Keys moved back to England in that year as Professor of Music at Nottingham University. He was to remains there for 14 years, during which time, as in Belfast, he presided over departmental expansion, while also taking part in the wider musical life of the city, for example as conductor of the Nottingham Bach Choir. In 1968 he moved to the University of Birmingham as Peyton and Barber Professor of Music. Keys was following in the most distinguished musical footsteps. This Chair, originally simply the Peyton Chair, was named for its benefactor, Richard Peyton, who in 1904 offered £10,000 (approximately £575,000 in 2011) to the University of Birmingham for the establishment of a chair of music, "the only condition being that it should in the first instance be offered to & accepted by Sir Edward Elgar, Mus.Doc., LL.D." It was, and Elgar did.
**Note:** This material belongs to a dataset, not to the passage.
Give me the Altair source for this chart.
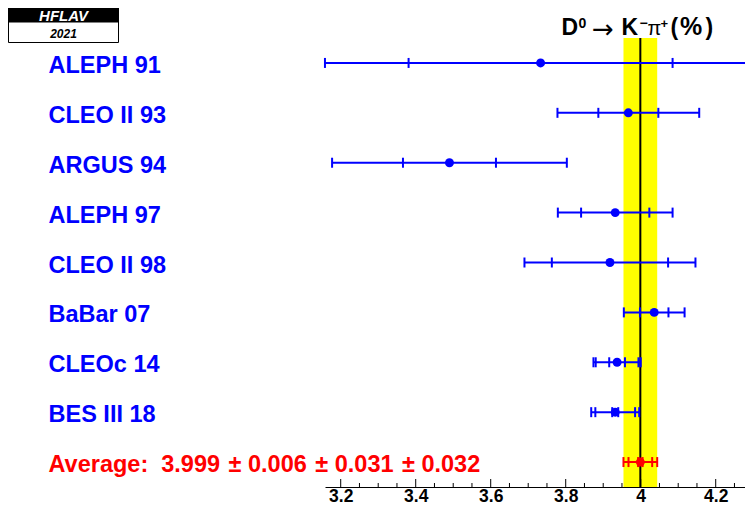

Another predecessor in the Chair - his immediate - was Professor Anthony Lewis, under whom opera was established at the Barber Institute of Fine Arts. Lewis had previously worked for the BBC where he had devised a series entitled "Handel in Rome" and helped plan the Third Programme (now Radio 3). At Birmingham he cultivated his interest in Handel and Purcell. The Barber opera performances of the 1960s played a significant role in the revival of Handel's operas in England and made a deep impression on the audience, both vocally and visually. The Handel operas, in particular, were remembered for their high quality of vocal performance.

Under the aegis and direction of Ivor Keys, the Barber opera continued as an annual event until 1973, then became biennial. Keys presented four operas by Handel - Rodelinda (1972), Julius Caesar (1977), Sosarme (1979) and Poro (1985) - and eight by other composers from Lully to Bizet. He also co-operated with the Drama Department in creating an integrated Music, Drama and Dance degree, before such combined performance courses became fashionable. His work at Birmingham evidently absorbed him as he remained there until his retirement despite attempted academic headhunting from Oxford, amongst other places.

Outside of the University, Keys was a broadcaster, creating in 1967 and 1976-1977 series of television lectures on music. He was in demand throughout the country as performer, lecturer, examiner, adjudicator and broadcaster, and as far afield as Africa, Australia and Hong Kong. He had long associations with the Royal College of Organists (whose President he was from 1968 until 1970, and the National Federation of Musical Societies. He still composed, including a Magnificat and Nunc Dimittis (he was a practising Anglican). His writing covered articles, chapters in books (like that on Harty in the Belfast publication already mentioned), and books of his own. These included The Texture of Music: from Purcell to Brahms (1961); Brahms Chamber Music (1974); Mozart: his Music in his Life (1980), and in 1989, Johannes Brahms, which has a rather distinctive layout: Part One is a straight biography, while Part Two is a "catalogue", which lists with analysis and commentary (including musical examples) every Brahms work with an opus number, and some without.

Ivor Keys was appointed CBE in 1976 and Professor Emeritus of Music in the University of Birmingham on his retirement in 1986.